Leia, abaixo, a íntegra da nota divulgada pelos movimentos, coletivos e pastorais sociais.

Nota dos Movimentos Populares em alerta à sociedade contra a venda de terras para estrangeiros
Em defesa do território nacional

Nós, movimentos de trabalhadores do campo e entidades abaixo assinados, viemos a público alertar à sociedade em geral, às empresas e o poder público sobre as ameaças veiculadas no dia 19 de julho pela imprensa de que o governo golpista e ilegítimo do presidente em exercício, Michel Temer, e sua base de apoio planejam alterar a legislação para que estrangeiros possam adquirir, sem limites, terras no país.

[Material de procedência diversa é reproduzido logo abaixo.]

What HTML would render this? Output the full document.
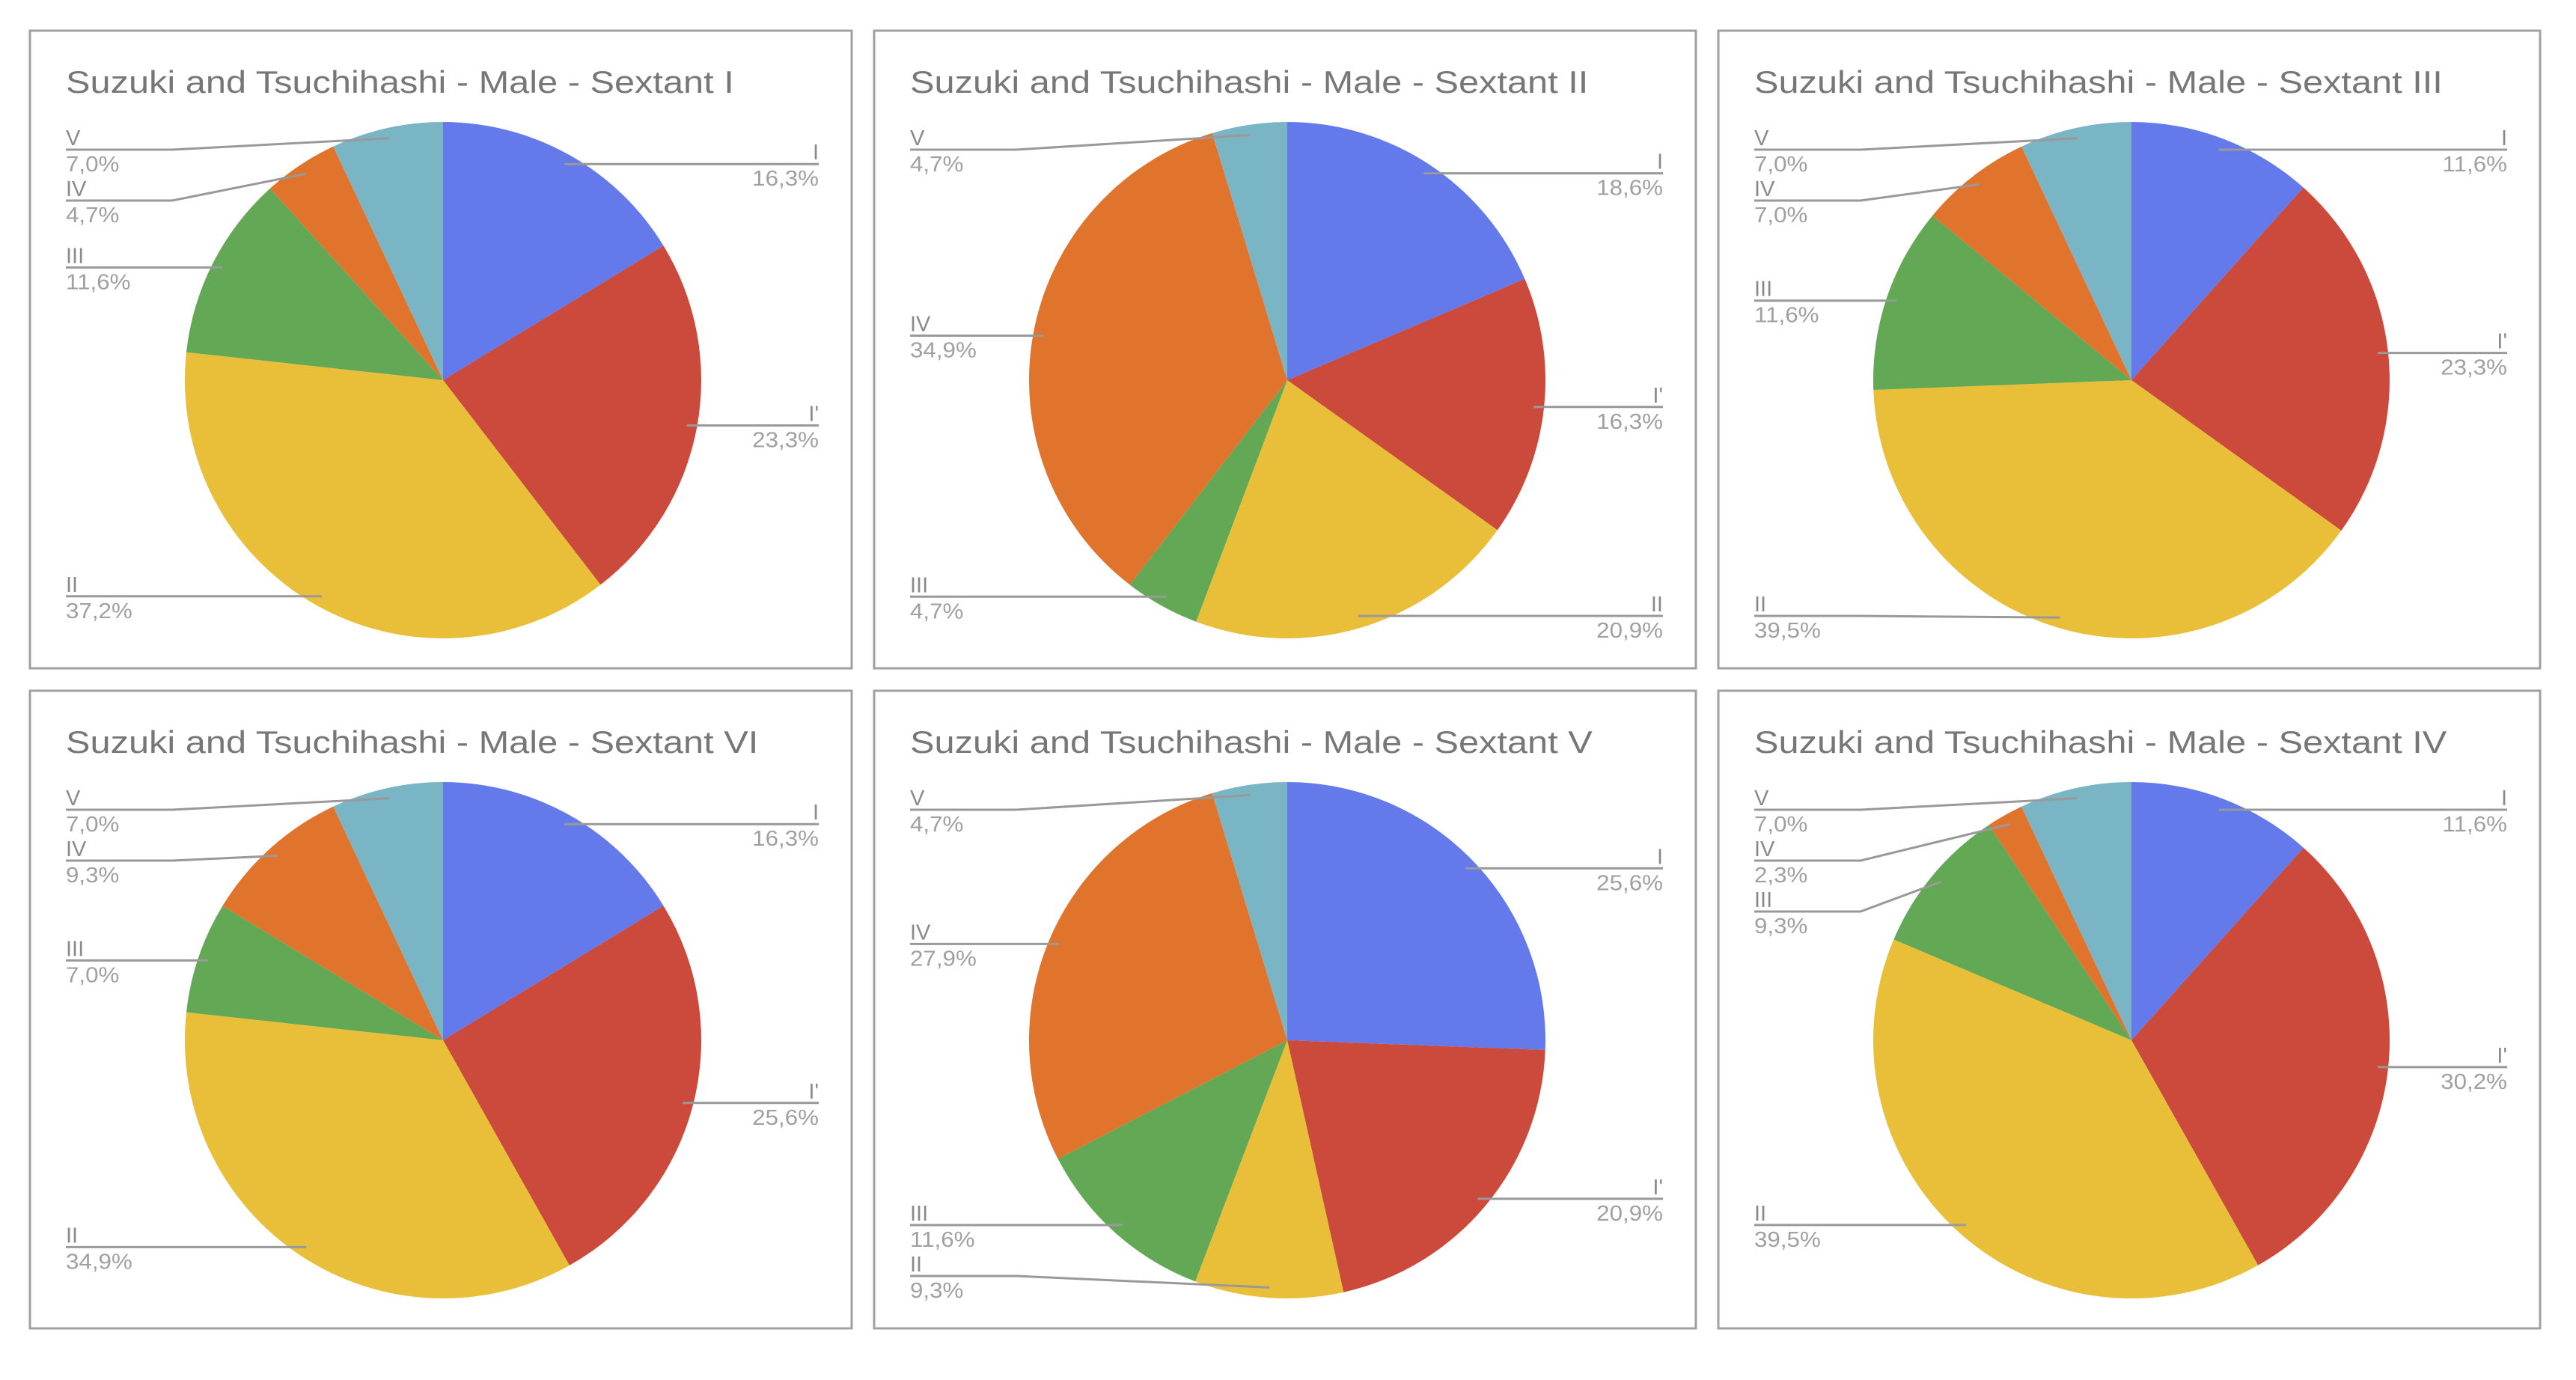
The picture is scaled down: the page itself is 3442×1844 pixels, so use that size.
<!DOCTYPE html>
<html><head><meta charset="utf-8"><style>
html,body{margin:0;padding:0;background:#fff;}
svg{display:block;}
text{font-family:"Liberation Sans",Arial,sans-serif;}
</style></head><body>
<svg id="root" width="3442" height="1844" viewBox="0 0 3442 1844"></svg>
<script>
const categories = ["I","I'","II","III","IV","V"];
const titles = ["Suzuki and Tsuchihashi - Male - Sextant I","Suzuki and Tsuchihashi - Male - Sextant II","Suzuki and Tsuchihashi - Male - Sextant III","Suzuki and Tsuchihashi - Male - Sextant VI","Suzuki and Tsuchihashi - Male - Sextant V","Suzuki and Tsuchihashi - Male - Sextant IV"];
const sextantI   = [16.3,23.3,37.2,11.6,4.7,7.0];
const sextantII  = [18.6,16.3,20.9,4.7,34.9,4.7];
const sextantIII = [11.6,23.3,39.5,11.6,7.0,7.0];
const sextantVI  = [16.3,25.6,34.9,7.0,9.3,7.0];
const sextantV   = [25.6,20.9,9.3,11.6,27.9,4.7];
const sextantIV  = [11.6,30.2,39.5,9.3,2.3,7.0];
const seriesList = [sextantI,sextantII,sextantIII,sextantVI,sextantV,sextantIV];

const colors = ["#6479ea","#cc4a3b","#e9bf3a","#62a855","#e0742c","#7ab5c5"];
const NS="http://www.w3.org/2000/svg";
const root=document.getElementById('root');
const panelX=[40,1168,2296], panelY=[41,923], PW=1098, PH=852;
const CX=552, CY=467, R=345;
function mk(tag,attrs,parent){const e=document.createElementNS(NS,tag);for(const k in attrs)e.setAttribute(k,attrs[k]);parent.appendChild(e);return e;}
function fmt(v){return v.toFixed(1).replace('.',',')+'%';}
function widen(t,f){const w=t.getComputedTextLength();t.setAttribute('textLength',w*f);t.setAttribute('lengthAdjust','spacingAndGlyphs');}

seriesList.forEach((vals,pi)=>{
  const g=mk('g',{transform:`translate(${panelX[pi%3]},${panelY[Math.floor(pi/3)]})`},root);
  
  
  const bg=mk('rect',{x:0,y:0,width:PW,height:PH,fill:'#fff',stroke:'#a0a0a0','stroke-width':3},g);
  
  
  const t=mk('text',{x:48,y:83,'font-size':42,fill:'#777'},g);t.textContent=titles[pi];
  
  
  widen(t,1.16);
  const total=vals.reduce((a,b)=>a+b,0);
  let cum=0;
  const labels=[];
  vals.forEach((v,i)=>{
    const a0=cum/total*2*Math.PI, a1=(cum+v)/total*2*Math.PI, am=(a0+a1)/2;
    const p=(a)=>[CX+R*Math.sin(a),CY-R*Math.cos(a)];
    const s=p(a0),e=p(a1);const large=(a1-a0)>Math.PI?1:0;
    const path=mk('path',{d:`M${CX},${CY}L${s[0]},${s[1]}A${R},${R} 0 ${large} 1 ${e[0]},${e[1]}Z`,fill:colors[i]},g);
    
    
    const ax=CX+R*0.96*Math.sin(am), ay=CY-R*0.96*Math.cos(am);
    labels.push({i,v,ax,ay,y:ay,right:(cum+v/2)/total<0.5});
    cum+=v;
  });
  [true,false].forEach(side=>{
    const L=labels.filter(l=>l.right===side).sort((a,b)=>a.ay-b.ay);
    const gap=68, top=159, bot=782;
    for(let k=0;k<L.length;k++){L[k].y=Math.max(L[k].ay,top,k?L[k-1].y+gap:top);}
    for(let k=L.length-1;k>=0;k--){L[k].y=Math.min(L[k].y,bot,k<L.length-1?L[k+1].y-gap:bot);}
  });
  labels.forEach(l=>{
    let pts;
    if(l.right){
      const ex=Math.abs(l.y-l.ay)<2?l.ax:Math.min(l.ax+120,900);
      pts=`${l.ax},${l.ay} ${ex},${l.y} 1054,${l.y}`;
    }else{
      const ex=Math.abs(l.y-l.ay)<2?l.ax:190;
      pts=`${l.ax},${l.ay} ${ex},${l.y} 48,${l.y}`;
    }
    const ln=mk('polyline',{points:pts,fill:'none',stroke:'#999','stroke-width':3},g);
    
    
    const x=l.right?1054:48, anchor=l.right?'end':'start';
    const n=mk('text',{x:x,y:l.y-6,'font-size':29,fill:'#8a8a8a','text-anchor':anchor},g);n.textContent=categories[l.i];
    
    
    const pc=mk('text',{x:x,y:l.y+29,'font-size':29,fill:'#a0a0a0','text-anchor':anchor},g);pc.textContent=fmt(l.v);
    
    
    widen(pc,1.08);
  });
});
</script>
</body></html>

Está na pauta do Congresso Nacional o PL 2289/2007, de autoria de Beto Faro (PT/PA), que regulamenta o Art.190 da Constituição Federal no que se refere à aquisição ou arrendamento de propriedade rural por pessoa física ou jurídica estrangeira. A Comissão de Agricultura, Pecuária e Abastecimento Rural da Câmara de Deputados, composta majoritariamente pela bancada ruralista, somou a este projeto o PL 4059/2012. Contrário ao primeiro projeto de lei, o PL 4059 libera a aquisição irrestrita de terras para o capital estrangeiro.

Atualmente, a compra de terra por estrangeiros encontra limites. É possível a aquisição de até três módulos rurais, sem qualquer condicionalidade. Acima deste número é necessária a aprovação da compra pelo Estado Brasileiro, com limite de 50 módulos para pessoa física e 100 para pessoa jurídica. A PL 4059/12 visa retirar estas restrições. De grande interesse da bancada ruralista, o PL deve ser submetido à votação em regime de urgência nos próximos dias.

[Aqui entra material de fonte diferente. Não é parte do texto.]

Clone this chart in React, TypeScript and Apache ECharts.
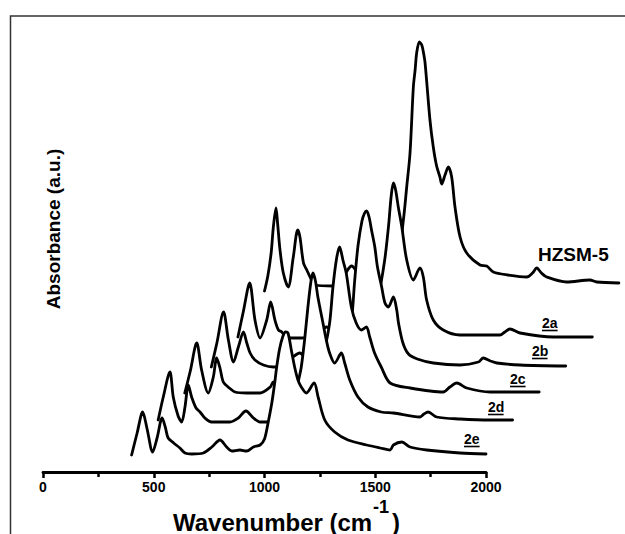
import React, { useEffect, useRef } from "react";
import * as echarts from "echarts";

// Sample order: back (top-right) to front (bottom-left)
const sampleNames = ["HZSM-5", "2a", "2b", "2c", "2d", "2e"];
// Waterfall stacking: shift along wavenumber and vertical offset of each trace
const xShift = [600, 480, 360, 240, 120, 0];
const yOffset = [180, 133, 104, 78, 49, 16];

// Wavenumber axis tick labels
const xTicks = [0, 500, 1000, 1500, 2000];

// IR spectra (wavenumber in cm-1, absorbance in a.u.)
const wnHZSM = [400, 415, 430, 440, 452, 459, 470, 485, 507, 530, 550, 560, 576, 591, 606, 628, 711, 760, 793, 830, 880, 940, 1000, 1027, 1042, 1057, 1072, 1080, 1087, 1099, 1110, 1118, 1125, 1147, 1162, 1177, 1192, 1200, 1215, 1230, 1245, 1260, 1283, 1313, 1373, 1403, 1433, 1500, 1584, 1610, 1629, 1650, 1674, 1764, 1869, 1900, 2000];
const absHZSM = [0, 15, 38, 64, 83, 68, 41, 18, 4, 34, 61, 54, 28, 21, 14, 6, 5, 16, 25, 16, 10, 12, 30, 71, 104, 138, 204, 221, 238, 249, 246, 238, 228, 171, 144, 125, 114, 107, 116, 124, 114, 84, 54, 38, 26, 25, 19, 16, 14, 18, 23, 18, 14, 9, 11, 9, 8];

const wn2a = [400, 425, 453, 477, 500, 530, 548, 567, 583, 598, 620, 643, 688, 760, 800, 840, 900, 960, 1000, 1030, 1062, 1080, 1092, 1102, 1112, 1124, 1140, 1162, 1192, 1222, 1237, 1252, 1282, 1327, 1402, 1583, 1605, 1628, 1674, 1824, 2000];
const abs2a = [1, 27, 55, 18, 0, 18, 36, 18, 8, 6, 0, 0, 0, 4, 11, 4, 2, 7, 17, 37, 77, 112, 142, 155, 148, 131, 111, 78, 58, 70, 61, 38, 18, 8, 3, 3, 6, 9, 5, 1, 1];

const wn2b = [400, 425, 455, 477, 500, 522, 545, 560, 575, 597, 635, 680, 730, 769, 799, 830, 870, 920, 960, 1000, 1020, 1035, 1047, 1062, 1080, 1092, 1101, 1112, 1124, 1138, 1150, 1169, 1184, 1199, 1222, 1237, 1245, 1265, 1290, 1330, 1402, 1523, 1606, 1628, 1660, 1689, 1794, 2000];
const abs2b = [0, 24, 55, 27, 5, 20, 35, 24, 14, 7, 2, 0, 2, 10, 14, 8, 2, 4, 8, 16, 31, 51, 86, 121, 146, 154, 156, 150, 136, 120, 100, 80, 64, 60, 70, 57, 44, 24, 13, 8, 4, 2, 5, 9, 6, 4, 2, 1];

const wn2c = [400, 425, 454, 476, 506, 529, 544, 559, 574, 596, 627, 680, 740, 786, 800, 815, 850, 900, 950, 1000, 1030, 1054, 1069, 1085, 1099, 1114, 1129, 1152, 1174, 1197, 1220, 1235, 1257, 1287, 1327, 1417, 1567, 1597, 1628, 1673, 1778, 2000];
const abs2c = [0, 22, 50, 23, 0, 16, 35, 25, 11, 6, 1, 0, 0, 6, 11, 8, 2, 2, 4, 17, 42, 70, 106, 134, 146, 133, 120, 86, 70, 63, 66, 56, 40, 26, 10, 5, 1, 6, 10, 5, 1, 1];

const wn2d = [400, 423, 453, 468, 490, 506, 521, 536, 551, 571, 589, 611, 641, 724, 762, 796, 830, 860, 900, 950, 1000, 1020, 1034, 1046, 1061, 1076, 1090, 1099, 1110, 1121, 1144, 1159, 1174, 1197, 1227, 1242, 1265, 1302, 1347, 1407, 1462, 1582, 1600, 1619, 1657, 1763, 1898, 2000];
const abs2d = [2, 25, 50, 25, 6, 0, 15, 37, 25, 14, 10, 4, 0, 0, 4, 11, 4, 0, 0, 1, 11, 29, 42, 55, 82, 115, 141, 149, 141, 125, 99, 82, 69, 59, 69, 59, 42, 25, 15, 10, 9, 5, 8, 10, 5, 3, 2, 2];

const wn2e = [400, 425, 450, 470, 495, 515, 538, 552, 565, 590, 618, 641, 671, 724, 762, 799, 829, 852, 889, 919, 950, 980, 1000, 1016, 1033, 1046, 1055, 1068, 1082, 1095, 1106, 1121, 1136, 1151, 1166, 1189, 1224, 1242, 1272, 1317, 1377, 1461, 1522, 1567, 1582, 1620, 1657, 1732, 1883, 2000];
const abs2e = [0, 22, 43, 26, 3, 17, 37, 28, 17, 12, 7, 2, 1, 2, 8, 15, 8, 4, 5, 4, 8, 10, 16, 32, 52, 72, 88, 106, 118, 123, 122, 105, 88, 75, 68, 62, 72, 58, 35, 23, 15, 10, 7, 5, 10, 13, 8, 5, 2, 1];

const spectraWn = [wnHZSM, wn2a, wn2b, wn2c, wn2d, wn2e];
const spectraAbs = [absHZSM, abs2a, abs2b, abs2c, abs2d, abs2e];

const FONT = '"Liberation Sans", Arial, Helvetica, sans-serif';

// Sample label placement (pixels)
const labelPos: [number, number][] = [
  [538, 254],
  [542, 323],
  [532, 351],
  [510, 379],
  [488, 407],
  [464, 439],
];

function buildOption(): echarts.EChartsCoreOption {
  const series = spectraWn.map((wn, k) => ({
    type: "line",
    name: sampleNames[k],
    xAxisIndex: 1,
    yAxisIndex: 1,
    data: wn.map((w, i) => [w + xShift[k], spectraAbs[k][i] + yOffset[k]]),
    showSymbol: false,
    symbol: "none",
    smooth: 0.3,
    silent: true,
    z: 2 + k,
    lineStyle: { color: "#000", width: 2.8, join: "round", cap: "round" },
    // white fill hides the traces that sit behind this one
    areaStyle: { color: "#fff", opacity: 1, origin: "start" },
  }));

  const labelGraphics: any[] = [];
  sampleNames.forEach((name, k) => {
    const [x, y] = labelPos[k];
    const isMain = k === 0;
    const size = isMain ? 19 : 14;
    labelGraphics.push({
      type: "text",
      x,
      y,
      z: 50,
      style: {
        text: name,
        font: `bold ${size}px ${FONT}`,
        fill: "#000",
        align: "left",
        verticalAlign: "middle",
      },
    });
    if (!isMain) {
      labelGraphics.push({
        type: "line",
        z: 50,
        shape: { x1: x, y1: y + 7.5, x2: x + name.length * 7.8, y2: y + 7.5 },
        style: { stroke: "#000", lineWidth: 1.6 },
      });
    }
  });

  return {
    animation: false,
    backgroundColor: "#fff",
    grid: [
      { left: 43, right: 139, top: 21, bottom: 62 },
      { left: 43, width: 575.9, top: 21, bottom: 63 },
    ],
    xAxis: [
      {
        type: "value",
        gridIndex: 0,
        min: xTicks[0],
        max: xTicks[xTicks.length - 1],
        interval: xTicks[1] - xTicks[0],
        z: 20,
        axisLine: { show: true, lineStyle: { color: "#000", width: 2.8 } },
        axisTick: { show: true, length: 6, lineStyle: { color: "#000", width: 2.5 } },
        minorTick: { show: true, splitNumber: 2, length: 5, lineStyle: { color: "#000", width: 2.5 } },
        splitLine: { show: false },
        minorSplitLine: { show: false },
        axisLabel: {
          color: "#000",
          fontWeight: "bold",
          fontSize: 14,
          fontFamily: FONT,
          margin: 8,
          formatter: (v: number) => String(v),
        },
      },
      { type: "value", gridIndex: 1, min: 0, max: 2600, show: false },
    ],
    yAxis: [
      { type: "value", gridIndex: 0, min: 0, max: 1, show: false },
      { type: "value", gridIndex: 1, min: 0, max: 450, show: false },
    ],
    series,
    graphic: [
      {
        type: "rect",
        z: 100,
        shape: { x: 10.5, y: 16, width: 700, height: 600 },
        style: { fill: "none", stroke: "#333", lineWidth: 1.5 },
      },
      {
        type: "text",
        x: 53,
        y: 229,
        rotation: Math.PI / 2,
        z: 50,
        style: {
          text: "Absorbance (a.u.)",
          font: `bold 19px ${FONT}`,
          fill: "#000",
          align: "center",
          verticalAlign: "middle",
        },
      },
      {
        type: "text",
        x: 173,
        y: 522,
        z: 50,
        style: {
          text: "Wavenumber (cm",
          font: `bold 24px ${FONT}`,
          fill: "#000",
          align: "left",
          verticalAlign: "middle",
        },
      },
      {
        type: "text",
        x: 373,
        y: 507,
        z: 50,
        style: {
          text: "-1",
          font: `bold 18px ${FONT}`,
          fill: "#000",
          align: "left",
          verticalAlign: "middle",
        },
      },
      {
        type: "text",
        x: 392,
        y: 522,
        z: 50,
        style: {
          text: ")",
          font: `bold 24px ${FONT}`,
          fill: "#000",
          align: "left",
          verticalAlign: "middle",
        },
      },
      ...labelGraphics,
    ],
  };
}

export default function App() {
  const ref = useRef<HTMLDivElement>(null);
  useEffect(() => {
    if (!ref.current) return;
    const chart = echarts.init(ref.current, null, { renderer: "svg" });
    chart.setOption(buildOption());
    return () => chart.dispose();
  }, []);
  return (
    <div
      ref={ref}
      style={{ position: "absolute", left: 0, top: 0, width: 625, height: 534, background: "#fff" }}
    />
  );
}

Vender terras públicas significa vender biodiversidade, água, bens naturais, subsolo e o controle de nosso território ao capital estrangeiro - este que não tem nenhuma identidade e compromisso com os interesses do povo brasileiro. A venda dessas terras vai beneficiar somente o grande capital nacional e transnacional. Isso significa nenhum benefício para agricultura do país, para a produção de alimentos saudáveis, para a preservação dos recursos naturais, ou para nossa economia. Ao mesmo tempo em que abre a possibilidade de compra ilimitada pelos estrangeiros, temos o direito a terra negado à milhões de brasileiros.

O Ministro da Agricultura Blairo Maggi (PP) justificou que a alienação de terras ao capital estrangeiro permitirá que os bancos estrangeiros financiem a lavoura dos grandes proprietários, e em caso de prejuízo, eles teriam direito a ficar com a terra. Sabemos que o sistema financeiro nacional tem oferecido crédito suficiente para todas as atividades do agronegócio. Sabemos também que a acumulação de terras e recursos naturais é estratégica para o acúmulo ilimitado pelo capital.

Conclamamos ao povo brasileiro, o Itamaraty e os parlamentares progressistas que ajudem a derrubar integralmente o PL 4059/2012, apoiado por um governo golpista e temporário e que atuemos para atualizar a Lei 5709/1971 de acordo com a realidade agrária e política do país. Ajudem a defender a soberania nacional.

Alertamos aos potenciais compradores de terras do capital estrangeiro que, nós, os movimentos de trabalhadores/as do campo, não admitiremos essa possibilidade e, em caso de se consolidar a medida 'vende-pátria' do governo golpista, transformaremos essas áreas em prioridade número um de nossas ocupações, para destiná-las à reforma agrária, como determina a Constituição brasileira.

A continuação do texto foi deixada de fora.